# START OF Stored rows

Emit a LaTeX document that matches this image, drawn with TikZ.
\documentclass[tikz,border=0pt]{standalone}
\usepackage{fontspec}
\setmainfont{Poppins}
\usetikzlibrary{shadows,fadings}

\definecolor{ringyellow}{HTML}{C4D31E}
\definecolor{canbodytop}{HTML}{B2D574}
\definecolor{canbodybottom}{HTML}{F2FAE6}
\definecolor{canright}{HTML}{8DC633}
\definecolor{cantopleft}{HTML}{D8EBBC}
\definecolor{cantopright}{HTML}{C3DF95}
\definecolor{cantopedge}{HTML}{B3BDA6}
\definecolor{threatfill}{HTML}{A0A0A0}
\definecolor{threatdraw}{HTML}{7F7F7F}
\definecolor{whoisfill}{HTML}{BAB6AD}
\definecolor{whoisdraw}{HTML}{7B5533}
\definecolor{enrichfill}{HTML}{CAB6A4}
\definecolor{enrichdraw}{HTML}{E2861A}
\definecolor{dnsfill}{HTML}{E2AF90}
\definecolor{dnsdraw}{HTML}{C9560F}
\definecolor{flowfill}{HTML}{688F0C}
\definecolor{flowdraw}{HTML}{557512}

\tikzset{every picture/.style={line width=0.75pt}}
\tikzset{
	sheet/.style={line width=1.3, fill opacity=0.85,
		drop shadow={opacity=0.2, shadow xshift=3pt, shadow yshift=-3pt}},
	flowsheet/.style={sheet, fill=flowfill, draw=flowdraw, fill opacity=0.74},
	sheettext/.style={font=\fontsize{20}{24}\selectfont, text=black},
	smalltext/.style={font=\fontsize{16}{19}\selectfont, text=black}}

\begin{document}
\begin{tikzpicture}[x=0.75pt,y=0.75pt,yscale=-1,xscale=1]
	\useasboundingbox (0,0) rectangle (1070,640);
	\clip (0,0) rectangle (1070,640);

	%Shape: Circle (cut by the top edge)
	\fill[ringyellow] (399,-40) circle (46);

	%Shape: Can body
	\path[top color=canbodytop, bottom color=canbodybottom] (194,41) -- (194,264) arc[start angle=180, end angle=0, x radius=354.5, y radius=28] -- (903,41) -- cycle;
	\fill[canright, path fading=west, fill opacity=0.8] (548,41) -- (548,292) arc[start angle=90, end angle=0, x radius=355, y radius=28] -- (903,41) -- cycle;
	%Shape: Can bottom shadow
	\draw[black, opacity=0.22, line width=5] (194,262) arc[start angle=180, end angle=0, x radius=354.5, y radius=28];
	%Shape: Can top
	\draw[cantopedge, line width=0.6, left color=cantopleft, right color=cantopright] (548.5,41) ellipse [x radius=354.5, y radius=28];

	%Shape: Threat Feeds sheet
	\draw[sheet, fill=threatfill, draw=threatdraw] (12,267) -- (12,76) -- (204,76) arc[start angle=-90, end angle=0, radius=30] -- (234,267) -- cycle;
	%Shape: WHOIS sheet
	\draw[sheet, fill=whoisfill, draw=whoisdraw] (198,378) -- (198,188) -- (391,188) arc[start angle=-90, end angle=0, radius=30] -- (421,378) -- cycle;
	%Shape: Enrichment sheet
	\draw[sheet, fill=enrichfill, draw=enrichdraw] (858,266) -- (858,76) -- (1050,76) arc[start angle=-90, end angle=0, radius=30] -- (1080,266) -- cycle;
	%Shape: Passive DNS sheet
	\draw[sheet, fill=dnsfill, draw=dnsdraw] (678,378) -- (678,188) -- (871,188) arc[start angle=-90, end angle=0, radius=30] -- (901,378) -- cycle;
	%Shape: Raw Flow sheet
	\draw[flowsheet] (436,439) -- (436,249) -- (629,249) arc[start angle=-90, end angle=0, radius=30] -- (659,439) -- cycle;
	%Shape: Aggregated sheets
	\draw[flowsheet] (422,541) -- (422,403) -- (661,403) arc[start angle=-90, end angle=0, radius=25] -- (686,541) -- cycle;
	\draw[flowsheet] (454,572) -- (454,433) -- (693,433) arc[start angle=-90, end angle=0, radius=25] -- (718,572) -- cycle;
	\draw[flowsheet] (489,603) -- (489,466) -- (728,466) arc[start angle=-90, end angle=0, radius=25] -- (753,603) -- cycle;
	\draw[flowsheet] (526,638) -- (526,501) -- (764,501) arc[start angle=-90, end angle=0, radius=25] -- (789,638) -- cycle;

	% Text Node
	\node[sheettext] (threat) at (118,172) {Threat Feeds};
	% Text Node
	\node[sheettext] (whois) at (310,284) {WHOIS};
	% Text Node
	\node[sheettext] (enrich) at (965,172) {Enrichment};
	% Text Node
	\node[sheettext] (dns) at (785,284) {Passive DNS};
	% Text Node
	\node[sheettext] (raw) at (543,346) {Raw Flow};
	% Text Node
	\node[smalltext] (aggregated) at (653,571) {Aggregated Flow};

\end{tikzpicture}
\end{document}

# END OF Stored rows
# START OF Stored rows

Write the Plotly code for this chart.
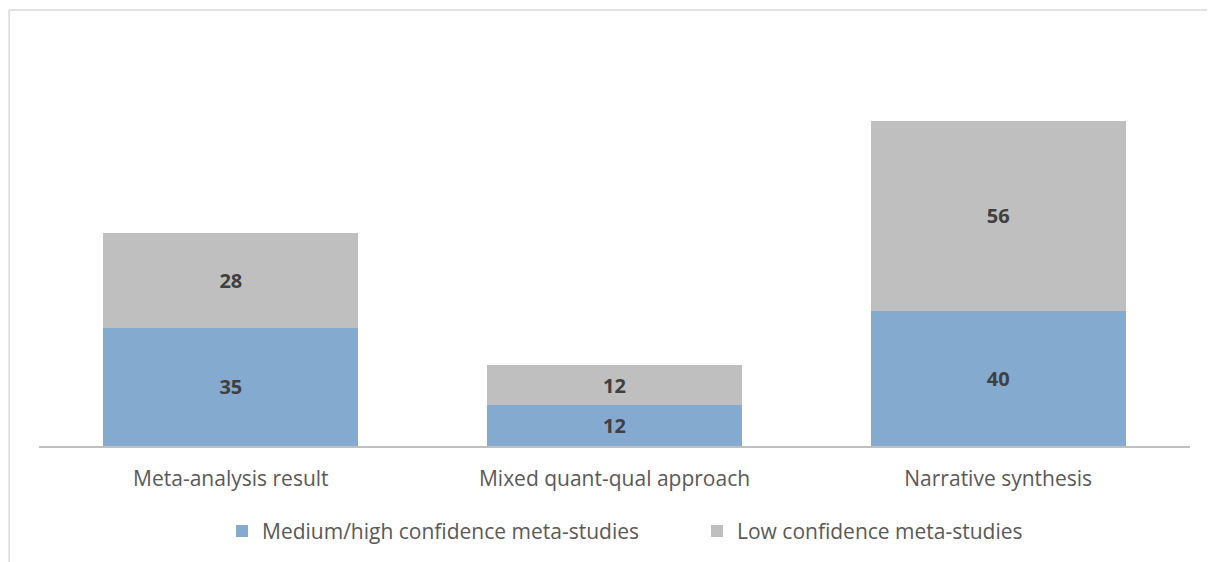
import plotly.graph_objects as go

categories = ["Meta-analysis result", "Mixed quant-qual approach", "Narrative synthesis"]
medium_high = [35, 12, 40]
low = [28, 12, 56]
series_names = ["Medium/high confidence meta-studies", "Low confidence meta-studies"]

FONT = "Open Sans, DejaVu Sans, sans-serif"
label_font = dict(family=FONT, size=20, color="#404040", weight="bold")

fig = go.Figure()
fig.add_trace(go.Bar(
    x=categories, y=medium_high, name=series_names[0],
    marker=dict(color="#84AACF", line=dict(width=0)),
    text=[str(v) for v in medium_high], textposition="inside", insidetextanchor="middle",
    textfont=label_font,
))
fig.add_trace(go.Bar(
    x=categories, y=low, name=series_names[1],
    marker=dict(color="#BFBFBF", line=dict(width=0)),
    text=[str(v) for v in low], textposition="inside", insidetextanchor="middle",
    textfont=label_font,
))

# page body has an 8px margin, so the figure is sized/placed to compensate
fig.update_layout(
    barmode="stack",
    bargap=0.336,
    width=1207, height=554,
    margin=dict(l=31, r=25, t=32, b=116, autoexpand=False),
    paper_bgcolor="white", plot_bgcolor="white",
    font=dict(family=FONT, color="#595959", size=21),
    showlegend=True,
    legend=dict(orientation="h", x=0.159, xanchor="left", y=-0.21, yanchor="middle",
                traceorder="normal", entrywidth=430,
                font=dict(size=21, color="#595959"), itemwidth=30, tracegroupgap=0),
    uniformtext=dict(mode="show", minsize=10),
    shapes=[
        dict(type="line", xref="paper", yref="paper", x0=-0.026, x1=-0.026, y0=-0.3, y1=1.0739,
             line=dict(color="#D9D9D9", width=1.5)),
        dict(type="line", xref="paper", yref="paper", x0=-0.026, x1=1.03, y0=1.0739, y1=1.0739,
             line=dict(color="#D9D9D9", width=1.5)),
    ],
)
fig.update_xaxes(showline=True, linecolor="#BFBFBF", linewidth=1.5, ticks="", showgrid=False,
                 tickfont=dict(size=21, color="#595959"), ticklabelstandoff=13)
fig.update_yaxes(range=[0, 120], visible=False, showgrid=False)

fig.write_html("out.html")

# END OF Stored rows
# START OF Stored rows

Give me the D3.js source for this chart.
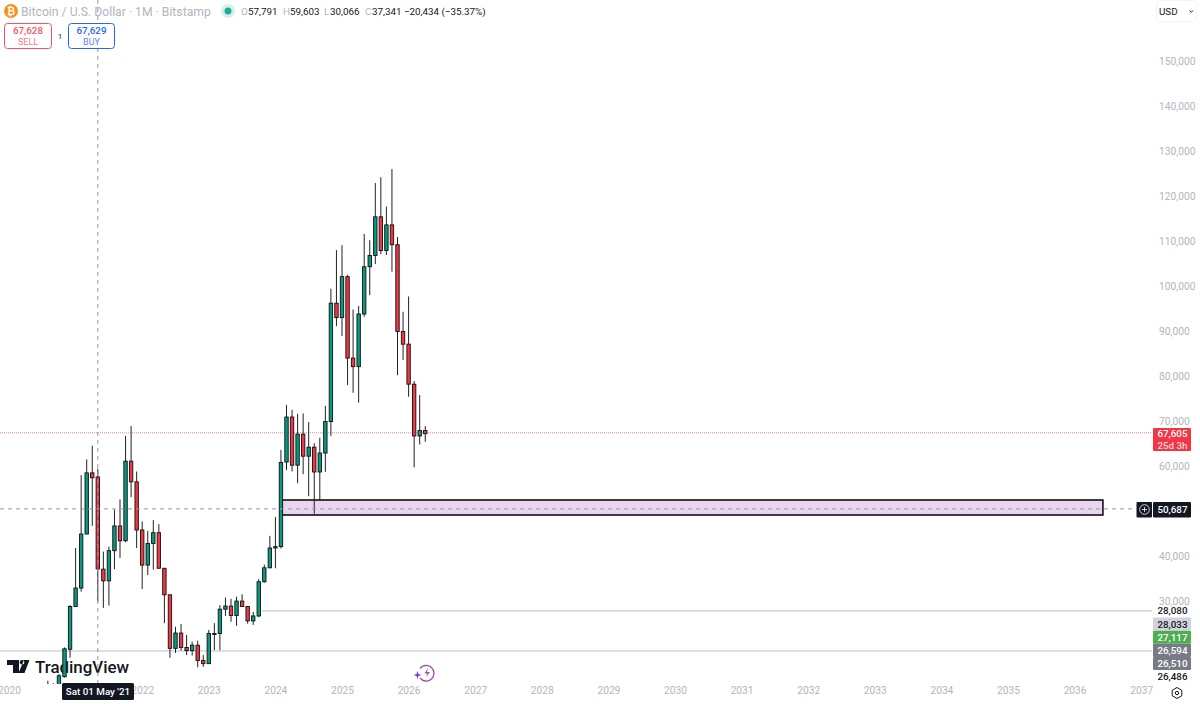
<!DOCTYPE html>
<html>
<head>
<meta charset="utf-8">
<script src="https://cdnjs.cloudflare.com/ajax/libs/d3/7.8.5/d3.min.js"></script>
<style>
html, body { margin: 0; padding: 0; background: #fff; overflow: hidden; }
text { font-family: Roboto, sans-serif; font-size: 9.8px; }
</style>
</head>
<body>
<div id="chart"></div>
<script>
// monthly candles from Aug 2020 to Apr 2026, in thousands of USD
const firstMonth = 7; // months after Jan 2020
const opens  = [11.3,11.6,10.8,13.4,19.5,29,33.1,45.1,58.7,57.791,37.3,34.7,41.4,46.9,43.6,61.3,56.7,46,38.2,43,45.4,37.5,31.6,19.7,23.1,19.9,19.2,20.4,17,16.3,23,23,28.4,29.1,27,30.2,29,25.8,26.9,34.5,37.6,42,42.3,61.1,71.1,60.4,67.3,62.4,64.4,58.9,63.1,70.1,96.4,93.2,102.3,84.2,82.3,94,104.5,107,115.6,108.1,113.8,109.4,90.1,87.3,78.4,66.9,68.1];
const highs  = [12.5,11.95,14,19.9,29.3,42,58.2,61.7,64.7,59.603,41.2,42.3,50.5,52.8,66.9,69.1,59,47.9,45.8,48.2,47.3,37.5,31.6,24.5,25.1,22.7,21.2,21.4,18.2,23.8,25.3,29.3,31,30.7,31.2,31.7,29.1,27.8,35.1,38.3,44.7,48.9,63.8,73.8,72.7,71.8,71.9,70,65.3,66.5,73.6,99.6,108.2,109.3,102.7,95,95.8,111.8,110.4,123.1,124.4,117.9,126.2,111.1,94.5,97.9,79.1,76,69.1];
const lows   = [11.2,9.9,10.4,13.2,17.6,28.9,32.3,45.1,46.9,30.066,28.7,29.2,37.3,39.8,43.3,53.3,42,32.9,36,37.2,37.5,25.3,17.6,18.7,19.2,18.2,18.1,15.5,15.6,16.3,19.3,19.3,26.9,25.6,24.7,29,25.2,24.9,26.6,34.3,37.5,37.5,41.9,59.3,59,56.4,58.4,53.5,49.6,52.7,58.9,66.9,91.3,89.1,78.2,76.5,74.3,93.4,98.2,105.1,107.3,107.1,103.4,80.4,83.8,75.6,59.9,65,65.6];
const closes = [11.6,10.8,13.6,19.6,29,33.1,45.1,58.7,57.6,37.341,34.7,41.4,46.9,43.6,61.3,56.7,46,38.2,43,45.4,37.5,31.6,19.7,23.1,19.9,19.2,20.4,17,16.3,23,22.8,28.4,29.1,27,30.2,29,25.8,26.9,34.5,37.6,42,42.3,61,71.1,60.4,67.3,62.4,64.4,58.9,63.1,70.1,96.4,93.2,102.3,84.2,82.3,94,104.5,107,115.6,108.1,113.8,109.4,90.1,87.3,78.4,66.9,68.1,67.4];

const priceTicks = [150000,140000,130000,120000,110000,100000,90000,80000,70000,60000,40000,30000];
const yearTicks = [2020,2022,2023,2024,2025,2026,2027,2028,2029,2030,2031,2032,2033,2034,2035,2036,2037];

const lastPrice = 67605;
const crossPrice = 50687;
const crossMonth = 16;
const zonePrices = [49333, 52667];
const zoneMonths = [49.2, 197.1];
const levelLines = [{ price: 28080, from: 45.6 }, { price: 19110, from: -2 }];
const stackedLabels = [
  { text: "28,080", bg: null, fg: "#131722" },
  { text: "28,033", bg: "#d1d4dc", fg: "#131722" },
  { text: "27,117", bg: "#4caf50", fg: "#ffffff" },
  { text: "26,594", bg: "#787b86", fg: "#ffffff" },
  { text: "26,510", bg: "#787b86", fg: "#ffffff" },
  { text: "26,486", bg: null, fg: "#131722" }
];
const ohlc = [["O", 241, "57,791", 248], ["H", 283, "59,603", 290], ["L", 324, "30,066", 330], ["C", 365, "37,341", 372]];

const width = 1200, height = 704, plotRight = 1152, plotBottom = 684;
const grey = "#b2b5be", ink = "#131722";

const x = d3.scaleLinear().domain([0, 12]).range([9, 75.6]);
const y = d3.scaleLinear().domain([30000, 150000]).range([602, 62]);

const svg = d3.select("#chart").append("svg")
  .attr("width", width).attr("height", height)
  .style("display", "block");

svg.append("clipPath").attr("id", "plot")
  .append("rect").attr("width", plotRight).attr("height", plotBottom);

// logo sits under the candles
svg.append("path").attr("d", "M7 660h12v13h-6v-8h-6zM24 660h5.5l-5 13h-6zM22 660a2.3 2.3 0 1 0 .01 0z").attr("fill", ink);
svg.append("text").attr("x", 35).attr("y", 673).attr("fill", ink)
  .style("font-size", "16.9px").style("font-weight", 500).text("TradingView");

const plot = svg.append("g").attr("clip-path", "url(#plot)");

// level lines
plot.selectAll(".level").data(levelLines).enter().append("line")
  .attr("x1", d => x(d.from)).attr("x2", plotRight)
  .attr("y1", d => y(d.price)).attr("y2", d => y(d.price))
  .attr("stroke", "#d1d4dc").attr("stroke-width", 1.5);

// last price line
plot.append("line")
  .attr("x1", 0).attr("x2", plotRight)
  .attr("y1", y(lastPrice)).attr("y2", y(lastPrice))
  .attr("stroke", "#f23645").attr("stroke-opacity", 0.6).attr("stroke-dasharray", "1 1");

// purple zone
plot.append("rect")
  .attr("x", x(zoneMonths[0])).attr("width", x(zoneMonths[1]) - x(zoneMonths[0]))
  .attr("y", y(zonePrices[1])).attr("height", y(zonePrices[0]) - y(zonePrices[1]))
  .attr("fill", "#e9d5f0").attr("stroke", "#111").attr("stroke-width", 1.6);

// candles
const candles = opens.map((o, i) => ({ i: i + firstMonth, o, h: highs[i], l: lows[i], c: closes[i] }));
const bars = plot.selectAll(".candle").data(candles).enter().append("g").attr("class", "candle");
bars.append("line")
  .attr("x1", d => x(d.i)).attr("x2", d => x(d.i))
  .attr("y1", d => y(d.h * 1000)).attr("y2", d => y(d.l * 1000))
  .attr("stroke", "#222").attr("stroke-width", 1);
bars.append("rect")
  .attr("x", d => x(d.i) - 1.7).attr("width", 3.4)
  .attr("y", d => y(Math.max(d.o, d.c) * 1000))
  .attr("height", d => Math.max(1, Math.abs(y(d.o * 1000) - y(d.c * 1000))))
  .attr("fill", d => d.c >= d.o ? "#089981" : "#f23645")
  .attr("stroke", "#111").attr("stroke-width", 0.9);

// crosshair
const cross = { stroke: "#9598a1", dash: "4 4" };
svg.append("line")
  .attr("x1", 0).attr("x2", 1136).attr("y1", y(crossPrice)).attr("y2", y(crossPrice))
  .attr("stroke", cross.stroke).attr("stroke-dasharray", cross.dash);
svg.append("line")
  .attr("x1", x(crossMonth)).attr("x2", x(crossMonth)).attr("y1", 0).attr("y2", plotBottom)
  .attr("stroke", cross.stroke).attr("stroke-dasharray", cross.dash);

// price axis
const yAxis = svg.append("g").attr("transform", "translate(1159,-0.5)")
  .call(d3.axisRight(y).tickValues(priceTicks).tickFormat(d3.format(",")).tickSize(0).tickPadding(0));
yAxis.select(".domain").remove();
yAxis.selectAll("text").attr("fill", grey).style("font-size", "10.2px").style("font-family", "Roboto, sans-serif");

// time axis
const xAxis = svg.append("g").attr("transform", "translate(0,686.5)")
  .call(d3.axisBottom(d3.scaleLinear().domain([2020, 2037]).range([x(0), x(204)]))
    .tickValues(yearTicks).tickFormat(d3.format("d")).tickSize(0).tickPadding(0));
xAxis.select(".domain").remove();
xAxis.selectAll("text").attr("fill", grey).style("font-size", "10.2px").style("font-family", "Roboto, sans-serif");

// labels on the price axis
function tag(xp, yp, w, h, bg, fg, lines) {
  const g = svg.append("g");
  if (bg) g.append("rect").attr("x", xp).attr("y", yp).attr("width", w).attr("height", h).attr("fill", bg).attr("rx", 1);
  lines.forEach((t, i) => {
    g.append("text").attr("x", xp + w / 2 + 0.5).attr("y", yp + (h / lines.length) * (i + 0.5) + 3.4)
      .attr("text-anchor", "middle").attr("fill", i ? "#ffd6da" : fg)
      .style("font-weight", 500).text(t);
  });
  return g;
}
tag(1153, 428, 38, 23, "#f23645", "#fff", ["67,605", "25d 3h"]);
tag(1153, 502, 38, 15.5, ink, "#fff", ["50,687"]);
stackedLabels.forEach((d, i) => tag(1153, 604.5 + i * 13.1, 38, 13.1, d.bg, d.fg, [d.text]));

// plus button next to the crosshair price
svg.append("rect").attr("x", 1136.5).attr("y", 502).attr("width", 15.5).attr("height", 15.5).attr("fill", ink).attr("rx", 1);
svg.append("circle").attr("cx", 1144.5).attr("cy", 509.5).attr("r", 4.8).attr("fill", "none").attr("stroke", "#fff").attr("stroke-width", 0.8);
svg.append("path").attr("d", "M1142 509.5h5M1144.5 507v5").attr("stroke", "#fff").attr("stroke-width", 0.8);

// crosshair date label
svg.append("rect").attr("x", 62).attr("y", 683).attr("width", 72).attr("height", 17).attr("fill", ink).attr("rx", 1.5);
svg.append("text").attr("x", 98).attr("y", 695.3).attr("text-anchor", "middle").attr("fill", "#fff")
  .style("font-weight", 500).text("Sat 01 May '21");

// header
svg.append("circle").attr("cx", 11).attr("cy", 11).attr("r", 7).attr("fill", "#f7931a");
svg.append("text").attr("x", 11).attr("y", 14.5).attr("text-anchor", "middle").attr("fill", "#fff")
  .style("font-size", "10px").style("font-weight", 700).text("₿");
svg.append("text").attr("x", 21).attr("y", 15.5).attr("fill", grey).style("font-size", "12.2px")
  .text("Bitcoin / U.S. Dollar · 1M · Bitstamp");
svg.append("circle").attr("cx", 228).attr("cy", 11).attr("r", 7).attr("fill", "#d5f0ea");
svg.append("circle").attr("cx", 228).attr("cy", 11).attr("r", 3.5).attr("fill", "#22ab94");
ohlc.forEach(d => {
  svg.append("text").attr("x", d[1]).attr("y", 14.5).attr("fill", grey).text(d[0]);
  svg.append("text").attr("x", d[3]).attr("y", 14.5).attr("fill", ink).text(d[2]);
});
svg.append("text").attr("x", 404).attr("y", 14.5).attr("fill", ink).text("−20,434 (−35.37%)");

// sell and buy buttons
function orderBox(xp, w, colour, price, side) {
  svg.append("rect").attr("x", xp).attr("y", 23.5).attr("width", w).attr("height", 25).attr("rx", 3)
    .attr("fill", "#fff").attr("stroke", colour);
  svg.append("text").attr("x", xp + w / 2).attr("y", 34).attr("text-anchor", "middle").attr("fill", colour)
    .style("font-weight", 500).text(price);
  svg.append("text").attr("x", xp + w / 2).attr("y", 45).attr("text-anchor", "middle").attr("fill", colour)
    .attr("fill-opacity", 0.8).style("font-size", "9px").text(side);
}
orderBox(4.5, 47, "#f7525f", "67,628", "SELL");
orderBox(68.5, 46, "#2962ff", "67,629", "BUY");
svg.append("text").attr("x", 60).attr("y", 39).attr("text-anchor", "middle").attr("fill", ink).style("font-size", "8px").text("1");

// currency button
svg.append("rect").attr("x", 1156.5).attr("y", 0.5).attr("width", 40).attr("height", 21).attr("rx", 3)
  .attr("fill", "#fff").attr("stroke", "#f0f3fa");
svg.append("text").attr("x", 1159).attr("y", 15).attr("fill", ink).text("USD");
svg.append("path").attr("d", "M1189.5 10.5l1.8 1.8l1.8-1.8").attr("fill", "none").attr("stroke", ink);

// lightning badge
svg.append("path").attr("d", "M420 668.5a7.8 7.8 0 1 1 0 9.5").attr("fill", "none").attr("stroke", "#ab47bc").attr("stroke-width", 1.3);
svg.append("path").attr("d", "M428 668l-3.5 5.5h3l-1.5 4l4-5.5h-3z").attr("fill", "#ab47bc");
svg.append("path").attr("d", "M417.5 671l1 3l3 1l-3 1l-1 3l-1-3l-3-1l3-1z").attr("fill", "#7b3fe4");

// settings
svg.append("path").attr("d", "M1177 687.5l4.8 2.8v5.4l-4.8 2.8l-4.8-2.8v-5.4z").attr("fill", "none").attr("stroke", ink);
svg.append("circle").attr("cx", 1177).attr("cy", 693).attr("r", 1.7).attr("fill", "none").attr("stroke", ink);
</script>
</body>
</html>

# END OF Stored rows

== Short task ==
Tally how many lines in the material above hold the word "this". Write only that number.

== Correct answer ==
3